Omit the pictures and return every entry exactly as written.
>> Begin Data supplied
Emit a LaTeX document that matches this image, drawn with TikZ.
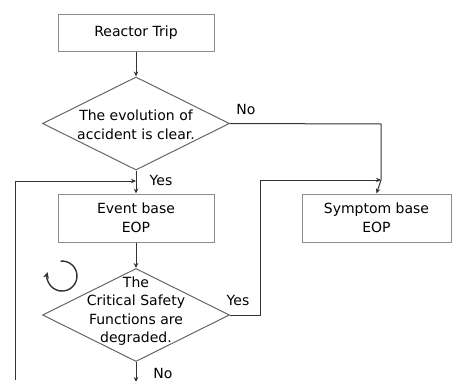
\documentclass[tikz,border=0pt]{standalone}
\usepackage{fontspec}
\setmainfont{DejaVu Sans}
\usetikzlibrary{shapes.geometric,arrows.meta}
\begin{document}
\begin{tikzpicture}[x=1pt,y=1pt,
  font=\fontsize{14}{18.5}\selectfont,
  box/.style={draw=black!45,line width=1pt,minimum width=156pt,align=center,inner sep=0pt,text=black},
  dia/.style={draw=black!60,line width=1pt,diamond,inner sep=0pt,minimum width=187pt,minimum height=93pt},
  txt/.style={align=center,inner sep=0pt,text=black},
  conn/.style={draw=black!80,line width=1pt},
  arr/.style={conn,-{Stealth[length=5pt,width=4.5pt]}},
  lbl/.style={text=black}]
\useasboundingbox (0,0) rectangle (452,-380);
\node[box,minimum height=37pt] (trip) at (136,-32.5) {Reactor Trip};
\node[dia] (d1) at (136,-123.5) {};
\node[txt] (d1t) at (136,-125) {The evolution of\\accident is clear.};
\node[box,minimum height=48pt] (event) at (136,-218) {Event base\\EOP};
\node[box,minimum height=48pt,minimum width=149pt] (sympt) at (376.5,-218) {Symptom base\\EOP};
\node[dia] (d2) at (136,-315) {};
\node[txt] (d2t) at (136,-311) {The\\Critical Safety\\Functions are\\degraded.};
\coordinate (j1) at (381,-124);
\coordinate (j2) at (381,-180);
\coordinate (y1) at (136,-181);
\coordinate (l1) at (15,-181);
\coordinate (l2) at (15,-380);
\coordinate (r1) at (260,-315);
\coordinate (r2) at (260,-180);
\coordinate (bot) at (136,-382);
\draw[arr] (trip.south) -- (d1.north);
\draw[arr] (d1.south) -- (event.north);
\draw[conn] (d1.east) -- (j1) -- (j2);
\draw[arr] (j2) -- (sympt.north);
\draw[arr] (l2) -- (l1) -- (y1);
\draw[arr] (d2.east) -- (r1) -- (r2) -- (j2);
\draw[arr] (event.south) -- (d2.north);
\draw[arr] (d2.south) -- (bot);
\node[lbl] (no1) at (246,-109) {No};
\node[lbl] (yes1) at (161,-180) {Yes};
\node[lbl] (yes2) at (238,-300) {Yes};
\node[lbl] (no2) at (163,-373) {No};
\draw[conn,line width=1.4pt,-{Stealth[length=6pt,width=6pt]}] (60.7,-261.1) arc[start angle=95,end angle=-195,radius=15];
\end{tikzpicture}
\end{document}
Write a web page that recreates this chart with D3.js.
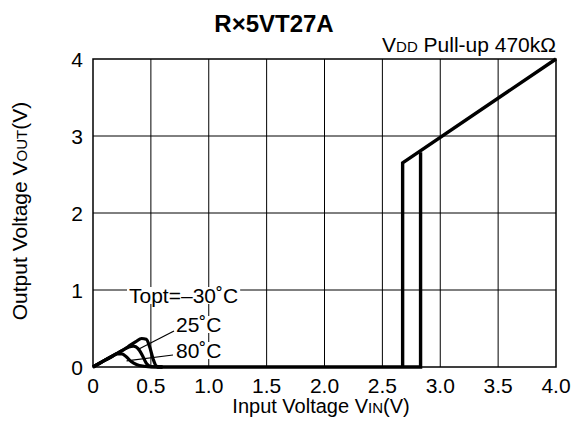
>> End Data supplied
_Result of this exercise_:
Emit a LaTeX document that matches this image, drawn with TikZ.
\documentclass[tikz,border=0pt]{standalone}
\usepackage{fontspec}
\setmainfont{DejaVu Sans}
\usetikzlibrary{shapes.geometric,arrows.meta}
\begin{document}
\begin{tikzpicture}[x=1pt,y=1pt,
  font=\fontsize{14}{18.5}\selectfont,
  box/.style={draw=black!45,line width=1pt,minimum width=156pt,align=center,inner sep=0pt,text=black},
  dia/.style={draw=black!60,line width=1pt,diamond,inner sep=0pt,minimum width=187pt,minimum height=93pt},
  txt/.style={align=center,inner sep=0pt,text=black},
  conn/.style={draw=black!80,line width=1pt},
  arr/.style={conn,-{Stealth[length=5pt,width=4.5pt]}},
  lbl/.style={text=black}]
\useasboundingbox (0,0) rectangle (452,-380);
\node[box,minimum height=37pt] (trip) at (136,-32.5) {Reactor Trip};
\node[dia] (d1) at (136,-123.5) {};
\node[txt] (d1t) at (136,-125) {The evolution of\\accident is clear.};
\node[box,minimum height=48pt] (event) at (136,-218) {Event base\\EOP};
\node[box,minimum height=48pt,minimum width=149pt] (sympt) at (376.5,-218) {Symptom base\\EOP};
\node[dia] (d2) at (136,-315) {};
\node[txt] (d2t) at (136,-311) {The\\Critical Safety\\Functions are\\degraded.};
\coordinate (j1) at (381,-124);
\coordinate (j2) at (381,-180);
\coordinate (y1) at (136,-181);
\coordinate (l1) at (15,-181);
\coordinate (l2) at (15,-380);
\coordinate (r1) at (260,-315);
\coordinate (r2) at (260,-180);
\coordinate (bot) at (136,-382);
\draw[arr] (trip.south) -- (d1.north);
\draw[arr] (d1.south) -- (event.north);
\draw[conn] (d1.east) -- (j1) -- (j2);
\draw[arr] (j2) -- (sympt.north);
\draw[arr] (l2) -- (l1) -- (y1);
\draw[arr] (d2.east) -- (r1) -- (r2) -- (j2);
\draw[arr] (event.south) -- (d2.north);
\draw[arr] (d2.south) -- (bot);
\node[lbl] (no1) at (246,-109) {No};
\node[lbl] (yes1) at (161,-180) {Yes};
\node[lbl] (yes2) at (238,-300) {Yes};
\node[lbl] (no2) at (163,-373) {No};
\draw[conn,line width=1.4pt,-{Stealth[length=6pt,width=6pt]}] (60.7,-261.1) arc[start angle=95,end angle=-195,radius=15];
\end{tikzpicture}
\end{document}
Write a web page that recreates this chart with D3.js.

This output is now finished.